### TASK TO COMPLETE
Set down exactly the lines from the one with "Rebuild this chart" to the one with "const xTitleLines = ['Скорость', '[об/мин]'];", both included, and no line outside that range.
----------------
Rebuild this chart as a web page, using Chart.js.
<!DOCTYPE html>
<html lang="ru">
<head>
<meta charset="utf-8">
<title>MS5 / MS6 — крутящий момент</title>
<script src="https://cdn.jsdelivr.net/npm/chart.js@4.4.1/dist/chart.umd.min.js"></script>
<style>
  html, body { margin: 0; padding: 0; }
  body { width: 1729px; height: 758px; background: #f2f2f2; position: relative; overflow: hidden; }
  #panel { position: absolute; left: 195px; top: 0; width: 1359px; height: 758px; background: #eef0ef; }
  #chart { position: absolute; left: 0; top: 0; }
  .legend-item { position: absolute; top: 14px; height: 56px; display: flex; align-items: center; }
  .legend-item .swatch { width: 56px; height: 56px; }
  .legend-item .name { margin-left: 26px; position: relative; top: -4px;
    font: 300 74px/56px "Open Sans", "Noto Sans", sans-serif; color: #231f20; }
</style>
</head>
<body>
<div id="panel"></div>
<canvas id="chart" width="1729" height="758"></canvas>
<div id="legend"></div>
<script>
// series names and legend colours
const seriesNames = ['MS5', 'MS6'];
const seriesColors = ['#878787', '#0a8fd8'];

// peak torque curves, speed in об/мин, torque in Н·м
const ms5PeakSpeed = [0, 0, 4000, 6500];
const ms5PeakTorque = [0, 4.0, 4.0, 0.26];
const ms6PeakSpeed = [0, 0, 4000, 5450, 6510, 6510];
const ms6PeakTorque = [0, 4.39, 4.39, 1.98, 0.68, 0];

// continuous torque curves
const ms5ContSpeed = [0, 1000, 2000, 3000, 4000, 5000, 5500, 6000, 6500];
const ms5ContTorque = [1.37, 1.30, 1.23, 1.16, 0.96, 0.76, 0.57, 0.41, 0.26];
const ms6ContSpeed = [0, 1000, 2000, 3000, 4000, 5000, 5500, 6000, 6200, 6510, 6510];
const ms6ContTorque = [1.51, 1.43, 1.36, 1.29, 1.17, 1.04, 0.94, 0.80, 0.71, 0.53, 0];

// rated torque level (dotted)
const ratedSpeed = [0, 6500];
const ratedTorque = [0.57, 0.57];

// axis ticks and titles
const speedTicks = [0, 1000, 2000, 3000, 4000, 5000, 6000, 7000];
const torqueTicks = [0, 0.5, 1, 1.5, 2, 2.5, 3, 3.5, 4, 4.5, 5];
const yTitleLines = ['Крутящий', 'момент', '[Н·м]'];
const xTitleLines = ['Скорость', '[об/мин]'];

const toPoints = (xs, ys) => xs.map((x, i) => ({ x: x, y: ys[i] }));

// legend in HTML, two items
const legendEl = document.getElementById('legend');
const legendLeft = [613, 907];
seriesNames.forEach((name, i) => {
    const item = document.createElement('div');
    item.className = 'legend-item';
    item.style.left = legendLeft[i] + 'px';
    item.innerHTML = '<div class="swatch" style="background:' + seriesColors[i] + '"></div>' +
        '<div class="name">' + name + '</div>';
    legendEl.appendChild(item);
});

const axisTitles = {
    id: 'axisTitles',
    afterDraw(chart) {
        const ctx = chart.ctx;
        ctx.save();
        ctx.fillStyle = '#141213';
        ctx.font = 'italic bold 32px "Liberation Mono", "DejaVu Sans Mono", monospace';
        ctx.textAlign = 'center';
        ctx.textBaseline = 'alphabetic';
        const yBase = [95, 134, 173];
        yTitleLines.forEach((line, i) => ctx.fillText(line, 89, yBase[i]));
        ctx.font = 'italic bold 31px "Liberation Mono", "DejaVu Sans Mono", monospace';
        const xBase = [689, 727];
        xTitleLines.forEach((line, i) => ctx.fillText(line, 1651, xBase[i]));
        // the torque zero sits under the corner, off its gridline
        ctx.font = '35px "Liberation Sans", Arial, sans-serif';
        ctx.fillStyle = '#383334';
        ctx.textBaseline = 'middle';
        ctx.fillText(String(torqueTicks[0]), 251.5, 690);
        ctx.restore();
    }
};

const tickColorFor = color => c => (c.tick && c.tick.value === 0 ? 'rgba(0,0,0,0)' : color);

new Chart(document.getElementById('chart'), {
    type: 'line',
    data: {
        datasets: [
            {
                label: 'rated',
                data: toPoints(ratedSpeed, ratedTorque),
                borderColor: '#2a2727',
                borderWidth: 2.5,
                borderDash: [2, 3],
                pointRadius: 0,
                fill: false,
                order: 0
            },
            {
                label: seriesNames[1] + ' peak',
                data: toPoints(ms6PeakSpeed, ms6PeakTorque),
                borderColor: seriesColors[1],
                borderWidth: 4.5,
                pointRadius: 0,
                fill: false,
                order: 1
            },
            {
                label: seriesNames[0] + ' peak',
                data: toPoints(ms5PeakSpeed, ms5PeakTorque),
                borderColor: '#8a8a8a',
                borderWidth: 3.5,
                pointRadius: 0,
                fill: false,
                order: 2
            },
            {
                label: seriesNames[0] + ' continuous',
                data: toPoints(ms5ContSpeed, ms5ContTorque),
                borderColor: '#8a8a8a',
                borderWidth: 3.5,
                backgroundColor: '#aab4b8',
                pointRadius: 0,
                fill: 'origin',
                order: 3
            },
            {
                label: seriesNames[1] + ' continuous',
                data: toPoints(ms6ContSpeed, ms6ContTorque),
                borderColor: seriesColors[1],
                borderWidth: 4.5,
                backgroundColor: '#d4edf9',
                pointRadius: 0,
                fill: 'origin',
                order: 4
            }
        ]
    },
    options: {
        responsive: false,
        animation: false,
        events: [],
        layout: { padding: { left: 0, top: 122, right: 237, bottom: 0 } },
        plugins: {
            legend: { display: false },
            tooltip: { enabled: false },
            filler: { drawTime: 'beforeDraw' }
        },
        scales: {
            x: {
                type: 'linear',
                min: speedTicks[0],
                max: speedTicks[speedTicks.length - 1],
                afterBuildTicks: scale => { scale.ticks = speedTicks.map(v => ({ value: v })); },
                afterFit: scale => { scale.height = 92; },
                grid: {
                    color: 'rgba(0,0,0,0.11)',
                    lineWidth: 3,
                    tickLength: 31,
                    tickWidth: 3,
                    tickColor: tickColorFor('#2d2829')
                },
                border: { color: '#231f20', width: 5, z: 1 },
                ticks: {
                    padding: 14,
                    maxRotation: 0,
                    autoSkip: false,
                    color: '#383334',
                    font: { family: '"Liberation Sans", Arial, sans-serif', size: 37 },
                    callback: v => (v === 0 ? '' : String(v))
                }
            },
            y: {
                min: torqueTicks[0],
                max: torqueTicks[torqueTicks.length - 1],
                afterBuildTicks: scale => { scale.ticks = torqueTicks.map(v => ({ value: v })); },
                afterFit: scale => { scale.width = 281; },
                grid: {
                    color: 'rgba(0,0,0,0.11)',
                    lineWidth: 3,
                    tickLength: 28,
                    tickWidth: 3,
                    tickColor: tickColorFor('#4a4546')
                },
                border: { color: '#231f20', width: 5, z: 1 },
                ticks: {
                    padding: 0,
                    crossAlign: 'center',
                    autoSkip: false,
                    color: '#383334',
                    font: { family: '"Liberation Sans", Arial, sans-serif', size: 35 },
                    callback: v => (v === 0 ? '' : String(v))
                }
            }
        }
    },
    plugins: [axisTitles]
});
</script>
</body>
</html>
----------------
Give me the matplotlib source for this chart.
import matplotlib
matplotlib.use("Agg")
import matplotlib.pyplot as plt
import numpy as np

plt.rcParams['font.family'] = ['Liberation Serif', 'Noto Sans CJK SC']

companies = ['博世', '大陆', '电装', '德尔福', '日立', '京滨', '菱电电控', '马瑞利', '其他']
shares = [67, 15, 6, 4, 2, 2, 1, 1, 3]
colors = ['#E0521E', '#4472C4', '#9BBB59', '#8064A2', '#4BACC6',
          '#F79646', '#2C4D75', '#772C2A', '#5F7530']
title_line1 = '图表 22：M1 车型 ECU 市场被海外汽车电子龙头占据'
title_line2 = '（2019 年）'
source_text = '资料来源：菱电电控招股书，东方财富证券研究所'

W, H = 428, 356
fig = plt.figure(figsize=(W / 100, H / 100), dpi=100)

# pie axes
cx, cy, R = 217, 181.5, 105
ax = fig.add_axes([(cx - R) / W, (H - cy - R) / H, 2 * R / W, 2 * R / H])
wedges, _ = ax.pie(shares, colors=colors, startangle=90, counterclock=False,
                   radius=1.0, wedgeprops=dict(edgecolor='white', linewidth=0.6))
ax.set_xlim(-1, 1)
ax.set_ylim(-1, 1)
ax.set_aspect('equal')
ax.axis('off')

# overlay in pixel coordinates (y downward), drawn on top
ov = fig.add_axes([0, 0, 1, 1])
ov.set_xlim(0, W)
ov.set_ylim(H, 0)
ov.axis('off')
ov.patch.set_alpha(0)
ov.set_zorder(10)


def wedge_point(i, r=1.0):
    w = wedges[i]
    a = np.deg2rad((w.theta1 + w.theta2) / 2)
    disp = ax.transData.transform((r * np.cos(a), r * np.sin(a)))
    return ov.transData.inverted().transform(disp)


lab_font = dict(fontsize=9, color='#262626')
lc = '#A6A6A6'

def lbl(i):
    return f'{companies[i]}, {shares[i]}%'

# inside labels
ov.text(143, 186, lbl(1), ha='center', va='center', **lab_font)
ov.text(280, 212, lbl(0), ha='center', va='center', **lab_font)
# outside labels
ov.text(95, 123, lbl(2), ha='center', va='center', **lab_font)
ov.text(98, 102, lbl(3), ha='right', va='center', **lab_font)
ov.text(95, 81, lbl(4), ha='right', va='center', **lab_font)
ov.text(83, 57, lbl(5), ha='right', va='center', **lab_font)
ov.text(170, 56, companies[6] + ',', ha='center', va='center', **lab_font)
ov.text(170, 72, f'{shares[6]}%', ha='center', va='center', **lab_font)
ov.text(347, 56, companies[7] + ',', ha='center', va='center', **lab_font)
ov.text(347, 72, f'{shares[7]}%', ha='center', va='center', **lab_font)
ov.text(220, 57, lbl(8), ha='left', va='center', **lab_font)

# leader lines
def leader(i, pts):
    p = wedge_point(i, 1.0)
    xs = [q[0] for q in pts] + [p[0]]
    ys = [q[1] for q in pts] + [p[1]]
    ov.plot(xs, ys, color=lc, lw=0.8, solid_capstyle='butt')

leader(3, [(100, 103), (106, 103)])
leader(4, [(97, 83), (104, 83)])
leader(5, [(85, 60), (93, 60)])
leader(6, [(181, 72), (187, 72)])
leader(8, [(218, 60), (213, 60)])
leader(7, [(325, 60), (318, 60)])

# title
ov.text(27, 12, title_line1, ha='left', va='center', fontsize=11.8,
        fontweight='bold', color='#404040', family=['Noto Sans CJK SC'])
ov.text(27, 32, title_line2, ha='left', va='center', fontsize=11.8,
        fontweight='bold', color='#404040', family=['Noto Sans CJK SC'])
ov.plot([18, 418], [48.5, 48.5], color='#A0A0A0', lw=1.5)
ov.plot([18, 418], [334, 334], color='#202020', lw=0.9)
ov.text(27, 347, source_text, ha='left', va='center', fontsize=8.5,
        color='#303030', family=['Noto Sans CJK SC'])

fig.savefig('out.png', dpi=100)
----------------
### THE RESPONSE
Rebuild this chart as a web page, using Chart.js.
<!DOCTYPE html>
<html lang="ru">
<head>
<meta charset="utf-8">
<title>MS5 / MS6 — крутящий момент</title>
<script src="https://cdn.jsdelivr.net/npm/chart.js@4.4.1/dist/chart.umd.min.js"></script>
<style>
  html, body { margin: 0; padding: 0; }
  body { width: 1729px; height: 758px; background: #f2f2f2; position: relative; overflow: hidden; }
  #panel { position: absolute; left: 195px; top: 0; width: 1359px; height: 758px; background: #eef0ef; }
  #chart { position: absolute; left: 0; top: 0; }
  .legend-item { position: absolute; top: 14px; height: 56px; display: flex; align-items: center; }
  .legend-item .swatch { width: 56px; height: 56px; }
  .legend-item .name { margin-left: 26px; position: relative; top: -4px;
    font: 300 74px/56px "Open Sans", "Noto Sans", sans-serif; color: #231f20; }
</style>
</head>
<body>
<div id="panel"></div>
<canvas id="chart" width="1729" height="758"></canvas>
<div id="legend"></div>
<script>
// series names and legend colours
const seriesNames = ['MS5', 'MS6'];
const seriesColors = ['#878787', '#0a8fd8'];

// peak torque curves, speed in об/мин, torque in Н·м
const ms5PeakSpeed = [0, 0, 4000, 6500];
const ms5PeakTorque = [0, 4.0, 4.0, 0.26];
const ms6PeakSpeed = [0, 0, 4000, 5450, 6510, 6510];
const ms6PeakTorque = [0, 4.39, 4.39, 1.98, 0.68, 0];

// continuous torque curves
const ms5ContSpeed = [0, 1000, 2000, 3000, 4000, 5000, 5500, 6000, 6500];
const ms5ContTorque = [1.37, 1.30, 1.23, 1.16, 0.96, 0.76, 0.57, 0.41, 0.26];
const ms6ContSpeed = [0, 1000, 2000, 3000, 4000, 5000, 5500, 6000, 6200, 6510, 6510];
const ms6ContTorque = [1.51, 1.43, 1.36, 1.29, 1.17, 1.04, 0.94, 0.80, 0.71, 0.53, 0];

// rated torque level (dotted)
const ratedSpeed = [0, 6500];
const ratedTorque = [0.57, 0.57];

// axis ticks and titles
const speedTicks = [0, 1000, 2000, 3000, 4000, 5000, 6000, 7000];
const torqueTicks = [0, 0.5, 1, 1.5, 2, 2.5, 3, 3.5, 4, 4.5, 5];
const yTitleLines = ['Крутящий', 'момент', '[Н·м]'];
const xTitleLines = ['Скорость', '[об/мин]'];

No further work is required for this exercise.